• _Objective_
Can you copy out the data exactly? Leave the images out.

• _Recorded data_
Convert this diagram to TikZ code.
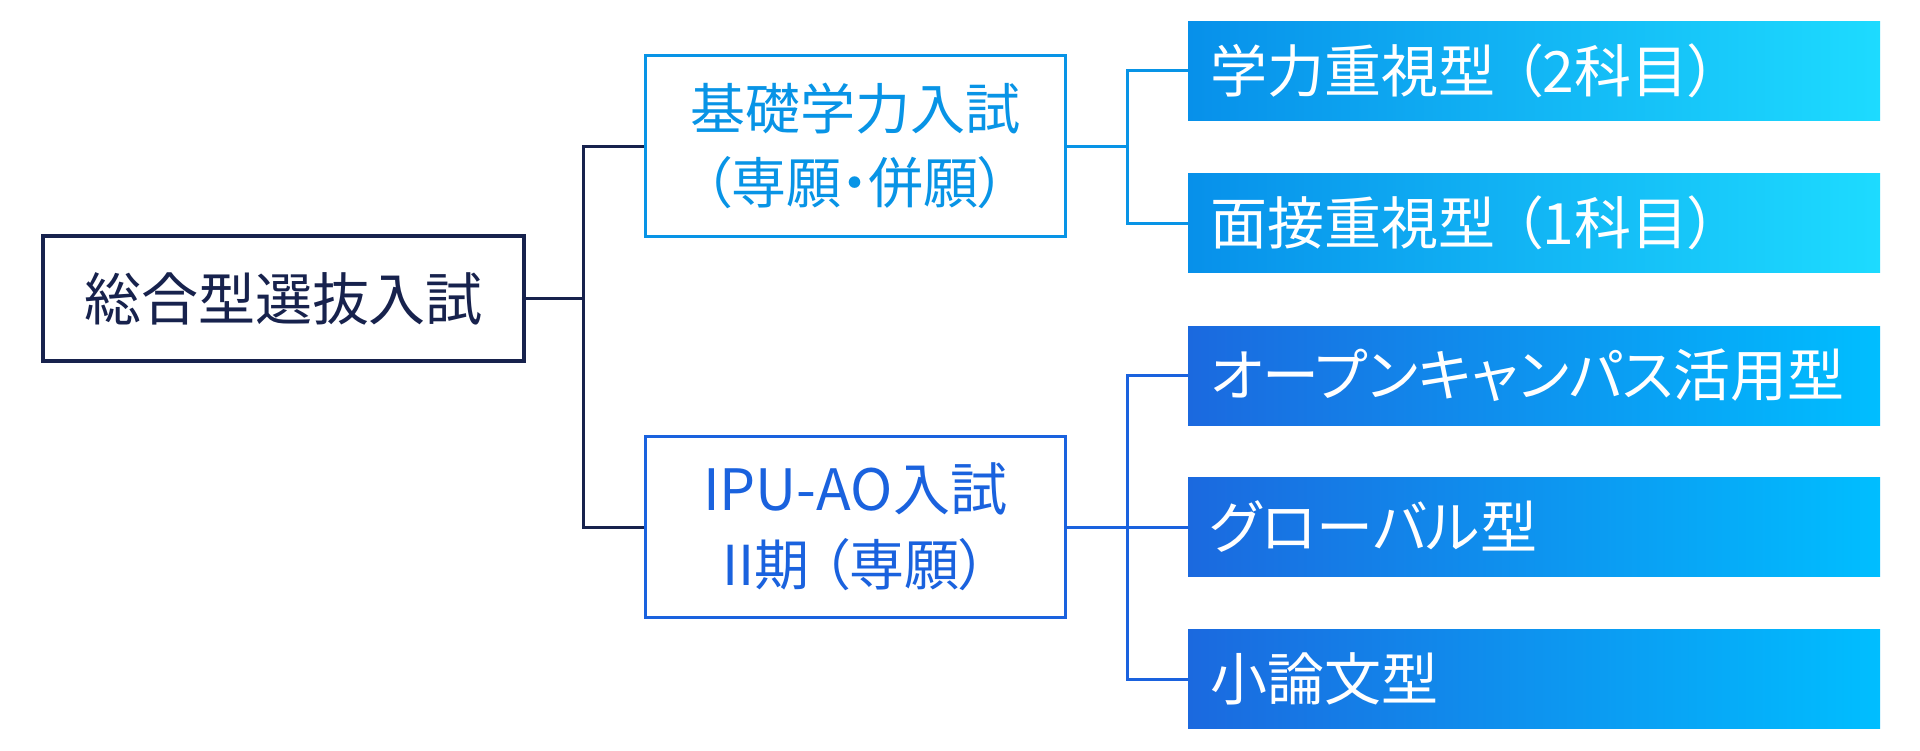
\documentclass[tikz,border=0pt]{standalone}
\usepackage{fontspec}
\newfontfamily\jp{Noto Sans CJK JP}[CharacterWidth=AlternateProportional]
\definecolor{navy}{HTML}{17224D}
\definecolor{ltblue}{HTML}{0894E6}
\definecolor{royal}{HTML}{1A62DE}
\definecolor{gaL}{HTML}{0790EA}
\definecolor{gaR}{HTML}{1DDBFF}
\definecolor{gbL}{HTML}{1B69DF}
\definecolor{gbR}{HTML}{00BEFF}
\tikzset{
  x=1pt, y=-1pt,
  mainbox/.style={draw=navy, line width=3.5pt, minimum width=481pt, minimum height=125pt,
    text=navy, font=\jp\fontsize{57pt}{60pt}\selectfont, inner sep=0pt},
  midbox/.style={draw=#1, line width=3pt, minimum width=420pt, minimum height=181pt,
    text=#1, align=center, inner sep=0pt, fill=white},
  catbox/.style={minimum height=99pt, text width=648pt, inner xsep=22pt, inner ysep=0pt,
    align=left, text=white, shading=axis, shading angle=90, font=\jp\fontsize{57pt}{60pt}\selectfont},
  groupa/.style={catbox, left color=gaL, right color=gaR},
  groupb/.style={catbox, left color=gbL, right color=gbR},
  conn/.style={draw=#1, line width=3pt},
}
\begin{document}
\begin{tikzpicture}
\useasboundingbox (0,0) rectangle (1920,750);
\fill[white] (0,0) rectangle (1920,750);

\node[midbox=ltblue] (top) at (855,146)
  {\jp\fontsize{55pt}{60pt}\selectfont 基礎学力入試\\[22pt]
   \jp\fontsize{55pt}{60pt}\selectfont （専願・併願）};
\node[midbox=royal] (bot) at (855,527)
  {\jp\fontsize{57pt}{60pt}\selectfont IPU-AO入試\\[22pt]
   \jp\fontsize{55pt}{60pt}\selectfont II期 （専願）};
\node[mainbox] (main) at (283.5,298.5) {総合型選抜入試};

\node[groupa] (r1) at (1534,70.5) {学力重視型 （2科目）};
\node[groupa] (r2) at (1534,223) {面接重視型 （1科目）};
\node[groupb] (r3) at (1534,375.5) {オープンキャンパス活用型};
\node[groupb] (r4) at (1534,527) {グローバル型};
\node[groupb] (r5) at (1534,679) {小論文型};

\coordinate (j1) at (583,298.5);
\coordinate (j2) at (1127,146);
\coordinate (j3) at (1127,527);

\draw[conn=navy] (main.east) -- (j1);
\draw[conn=navy] (top.west) -| (j1) |- (bot.west);
\draw[conn=ltblue] (top.east) -- (j2);
\draw[conn=ltblue] (r1.west) -| (j2) |- (r2.west);
\draw[conn=royal] (bot.east) -- (r4.west);
\draw[conn=royal] (r3.west) -| (j3) |- (r5.west);
\end{tikzpicture}
\end{document}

• _Result of the exercise_
Convert this diagram to TikZ code.
\documentclass[tikz,border=0pt]{standalone}
\usepackage{fontspec}
\newfontfamily\jp{Noto Sans CJK JP}[CharacterWidth=AlternateProportional]
\definecolor{navy}{HTML}{17224D}
\definecolor{ltblue}{HTML}{0894E6}
\definecolor{royal}{HTML}{1A62DE}
\definecolor{gaL}{HTML}{0790EA}
\definecolor{gaR}{HTML}{1DDBFF}
\definecolor{gbL}{HTML}{1B69DF}
\definecolor{gbR}{HTML}{00BEFF}
\tikzset{
  x=1pt, y=-1pt,
  mainbox/.style={draw=navy, line width=3.5pt, minimum width=481pt, minimum height=125pt,
    text=navy, font=\jp\fontsize{57pt}{60pt}\selectfont, inner sep=0pt},
  midbox/.style={draw=#1, line width=3pt, minimum width=420pt, minimum height=181pt,
    text=#1, align=center, inner sep=0pt, fill=white},
  catbox/.style={minimum height=99pt, text width=648pt, inner xsep=22pt, inner ysep=0pt,
    align=left, text=white, shading=axis, shading angle=90, font=\jp\fontsize{57pt}{60pt}\selectfont},
  groupa/.style={catbox, left color=gaL, right color=gaR},
  groupb/.style={catbox, left color=gbL, right color=gbR},
  conn/.style={draw=#1, line width=3pt},
}
\begin{document}
\begin{tikzpicture}
\useasboundingbox (0,0) rectangle (1920,750);
\fill[white] (0,0) rectangle (1920,750);

\node[midbox=ltblue] (top) at (855,146)
  {\jp\fontsize{55pt}{60pt}\selectfont 基礎学力入試\\[22pt]
   \jp\fontsize{55pt}{60pt}\selectfont （専願・併願）};
\node[midbox=royal] (bot) at (855,527)
  {\jp\fontsize{57pt}{60pt}\selectfont IPU-AO入試\\[22pt]
   \jp\fontsize{55pt}{60pt}\selectfont II期 （専願）};
\node[mainbox] (main) at (283.5,298.5) {総合型選抜入試};

\node[groupa] (r1) at (1534,70.5) {学力重視型 （2科目）};
\node[groupa] (r2) at (1534,223) {面接重視型 （1科目）};
\node[groupb] (r3) at (1534,375.5) {オープンキャンパス活用型};
\node[groupb] (r4) at (1534,527) {グローバル型};
\node[groupb] (r5) at (1534,679) {小論文型};

\coordinate (j1) at (583,298.5);
\coordinate (j2) at (1127,146);
\coordinate (j3) at (1127,527);

\draw[conn=navy] (main.east) -- (j1);
\draw[conn=navy] (top.west) -| (j1) |- (bot.west);
\draw[conn=ltblue] (top.east) -- (j2);
\draw[conn=ltblue] (r1.west) -| (j2) |- (r2.west);
\draw[conn=royal] (bot.east) -- (r4.west);
\draw[conn=royal] (r3.west) -| (j3) |- (r5.west);
\end{tikzpicture}
\end{document}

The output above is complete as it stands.